Data section:
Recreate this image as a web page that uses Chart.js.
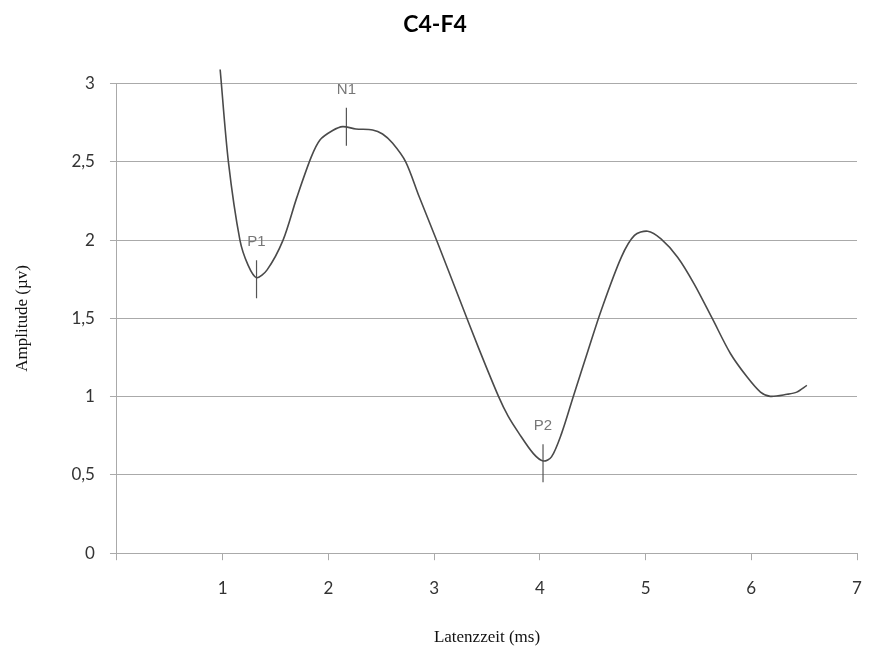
<!DOCTYPE html>
<html>
<head>
<meta charset="utf-8">
<script src="https://cdn.jsdelivr.net/npm/chart.js@4.4.0/dist/chart.umd.min.js"></script>
<style>
  html, body { margin: 0; padding: 0; background: #fff; }
  #wrap { width: 870px; height: 654px; }
</style>
</head>
<body>
<div id="wrap"><canvas id="chart" width="870" height="654"></canvas></div>
<script>
// waveform (latency ms, amplitude µV)
const latency = [0.976, 1.054, 1.163, 1.24, 1.32, 1.42, 1.571, 1.70, 1.837, 1.92, 2.04, 2.135, 2.26, 2.418, 2.512, 2.606,
  2.731, 2.857, 3.029, 3.233, 3.421, 3.61, 3.70, 3.798, 3.939, 4.033, 4.11, 4.205, 4.315, 4.456, 4.58, 4.77, 4.895, 5.02,
  5.146, 5.303, 5.459, 5.632, 5.804, 5.961, 6.087, 6.18, 6.338, 6.43, 6.526];
const amplitude = [3.09, 2.50, 2.00, 1.84, 1.76, 1.81, 2.00, 2.27, 2.53, 2.64, 2.70, 2.725, 2.71, 2.704, 2.678, 2.62,
  2.50, 2.28, 1.99, 1.635, 1.31, 1.0, 0.875, 0.77, 0.636, 0.589, 0.615, 0.764, 0.998, 1.295, 1.551, 1.89, 2.03, 2.057,
  2.008, 1.891, 1.721, 1.498, 1.274, 1.125, 1.029, 1.002, 1.015, 1.029, 1.072];

// marked peaks
const peakNames = ['P1', 'N1', 'P2'];
const peakLatency = [1.32, 2.17, 4.03];
const peakAmplitude = [1.75, 2.725, 0.575];

const xTicks = [1, 2, 3, 4, 5, 6, 7];

const peakLabels = {
  id: 'peakLabels',
  afterDatasetsDraw(chart) {
    const ctx = chart.ctx;
    const xs = chart.scales.x, ys = chart.scales.y;
    ctx.save();
    ctx.font = '15px "Liberation Sans"';
    ctx.fillStyle = '#777';
    ctx.textAlign = 'center';
    ctx.textBaseline = 'middle';
    peakNames.forEach((name, i) => {
      ctx.fillText(name, xs.getPixelForValue(peakLatency[i]), ys.getPixelForValue(peakAmplitude[i]) - 37);
    });
    ctx.restore();
  }
};

new Chart(document.getElementById('chart'), {
  type: 'scatter',
  data: {
    datasets: [{
      data: latency.map((x, i) => ({x: x, y: amplitude[i]})),
      showLine: true,
      borderColor: '#4a4a4a',
      borderWidth: 1.6,
      pointRadius: 0,
      tension: 0.3,
      clip: false
    }, {
      data: peakLatency.map((x, i) => ({x: x, y: peakAmplitude[i]})),
      showLine: false,
      pointStyle: 'line',
      rotation: 90,
      pointRadius: 19,
      borderColor: '#555',
      borderWidth: 1.2,
      clip: false
    }]
  },
  options: {
    responsive: false,
    animation: false,
    layout: { autoPadding: false, padding: { left: 0, right: 0, top: 0, bottom: 0 } },
    plugins: {
      legend: { display: false },
      tooltip: { enabled: false },
      title: {
        display: true,
        text: 'C4-F4',
        color: '#000',
        font: { family: 'Lato', size: 23, weight: 'bold' },
        padding: { top: 11, bottom: 45 }
      }
    },
    scales: {
      x: {
        type: 'linear',
        min: 0,
        max: 7,
        afterBuildTicks(axis) { axis.ticks = [0].concat(xTicks).map(v => ({value: v})); },
        // tick padding also gets added to the right overflow, so set it by hand
        afterFit(axis) { axis.paddingRight = 13; },
        ticks: {
          color: '#333',
          font: { family: 'Lato', size: 17 },
          padding: 18,
          callback: v => v === 0 ? '' : String(v)
        },
        grid: { drawOnChartArea: false, color: '#aaa', tickLength: 7 },
        border: { color: '#aaa' },
        title: {
          display: true,
          text: 'Latenzzeit (ms)',
          color: '#111',
          font: { family: 'Liberation Serif', size: 17 },
          padding: { top: 11, bottom: 6 }
        }
      },
      y: {
        min: 0,
        max: 3,
        ticks: {
          stepSize: 0.5,
          color: '#333',
          font: { family: 'Lato', size: 17 },
          padding: 15,
          callback: v => String(v).replace('.', ',')
        },
        grid: { color: '#aaa', tickLength: 7 },
        border: { color: '#aaa' },
        title: {
          display: true,
          text: 'Amplitude (µv)',
          color: '#111',
          font: { family: 'Liberation Serif', size: 17 },
          padding: { top: 12, bottom: 24 }
        }
      }
    }
  },
  plugins: [peakLabels]
});
</script>
</body>
</html>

Prompt:
Transcribe the whole listing exactly. Pictures stay out of your copy.

Finished task:
Recreate this image as a web page that uses Chart.js.
<!DOCTYPE html>
<html>
<head>
<meta charset="utf-8">
<script src="https://cdn.jsdelivr.net/npm/chart.js@4.4.0/dist/chart.umd.min.js"></script>
<style>
  html, body { margin: 0; padding: 0; background: #fff; }
  #wrap { width: 870px; height: 654px; }
</style>
</head>
<body>
<div id="wrap"><canvas id="chart" width="870" height="654"></canvas></div>
<script>
// waveform (latency ms, amplitude µV)
const latency = [0.976, 1.054, 1.163, 1.24, 1.32, 1.42, 1.571, 1.70, 1.837, 1.92, 2.04, 2.135, 2.26, 2.418, 2.512, 2.606,
  2.731, 2.857, 3.029, 3.233, 3.421, 3.61, 3.70, 3.798, 3.939, 4.033, 4.11, 4.205, 4.315, 4.456, 4.58, 4.77, 4.895, 5.02,
  5.146, 5.303, 5.459, 5.632, 5.804, 5.961, 6.087, 6.18, 6.338, 6.43, 6.526];
const amplitude = [3.09, 2.50, 2.00, 1.84, 1.76, 1.81, 2.00, 2.27, 2.53, 2.64, 2.70, 2.725, 2.71, 2.704, 2.678, 2.62,
  2.50, 2.28, 1.99, 1.635, 1.31, 1.0, 0.875, 0.77, 0.636, 0.589, 0.615, 0.764, 0.998, 1.295, 1.551, 1.89, 2.03, 2.057,
  2.008, 1.891, 1.721, 1.498, 1.274, 1.125, 1.029, 1.002, 1.015, 1.029, 1.072];

// marked peaks
const peakNames = ['P1', 'N1', 'P2'];
const peakLatency = [1.32, 2.17, 4.03];
const peakAmplitude = [1.75, 2.725, 0.575];

const xTicks = [1, 2, 3, 4, 5, 6, 7];

const peakLabels = {
  id: 'peakLabels',
  afterDatasetsDraw(chart) {
    const ctx = chart.ctx;
    const xs = chart.scales.x, ys = chart.scales.y;
    ctx.save();
    ctx.font = '15px "Liberation Sans"';
    ctx.fillStyle = '#777';
    ctx.textAlign = 'center';
    ctx.textBaseline = 'middle';
    peakNames.forEach((name, i) => {
      ctx.fillText(name, xs.getPixelForValue(peakLatency[i]), ys.getPixelForValue(peakAmplitude[i]) - 37);
    });
    ctx.restore();
  }
};

new Chart(document.getElementById('chart'), {
  type: 'scatter',
  data: {
    datasets: [{
      data: latency.map((x, i) => ({x: x, y: amplitude[i]})),
      showLine: true,
      borderColor: '#4a4a4a',
      borderWidth: 1.6,
      pointRadius: 0,
      tension: 0.3,
      clip: false
    }, {
      data: peakLatency.map((x, i) => ({x: x, y: peakAmplitude[i]})),
      showLine: false,
      pointStyle: 'line',
      rotation: 90,
      pointRadius: 19,
      borderColor: '#555',
      borderWidth: 1.2,
      clip: false
    }]
  },
  options: {
    responsive: false,
    animation: false,
    layout: { autoPadding: false, padding: { left: 0, right: 0, top: 0, bottom: 0 } },
    plugins: {
      legend: { display: false },
      tooltip: { enabled: false },
      title: {
        display: true,
        text: 'C4-F4',
        color: '#000',
        font: { family: 'Lato', size: 23, weight: 'bold' },
        padding: { top: 11, bottom: 45 }
      }
    },
    scales: {
      x: {
        type: 'linear',
        min: 0,
        max: 7,
        afterBuildTicks(axis) { axis.ticks = [0].concat(xTicks).map(v => ({value: v})); },
        // tick padding also gets added to the right overflow, so set it by hand
        afterFit(axis) { axis.paddingRight = 13; },
        ticks: {
          color: '#333',
          font: { family: 'Lato', size: 17 },
          padding: 18,
          callback: v => v === 0 ? '' : String(v)
        },
        grid: { drawOnChartArea: false, color: '#aaa', tickLength: 7 },
        border: { color: '#aaa' },
        title: {
          display: true,
          text: 'Latenzzeit (ms)',
          color: '#111',
          font: { family: 'Liberation Serif', size: 17 },
          padding: { top: 11, bottom: 6 }
        }
      },
      y: {
        min: 0,
        max: 3,
        ticks: {
          stepSize: 0.5,
          color: '#333',
          font: { family: 'Lato', size: 17 },
          padding: 15,
          callback: v => String(v).replace('.', ',')
        },
        grid: { color: '#aaa', tickLength: 7 },
        border: { color: '#aaa' },
        title: {
          display: true,
          text: 'Amplitude (µv)',
          color: '#111',
          font: { family: 'Liberation Serif', size: 17 },
          padding: { top: 12, bottom: 24 }
        }
      }
    }
  },
  plugins: [peakLabels]
});
</script>
</body>
</html>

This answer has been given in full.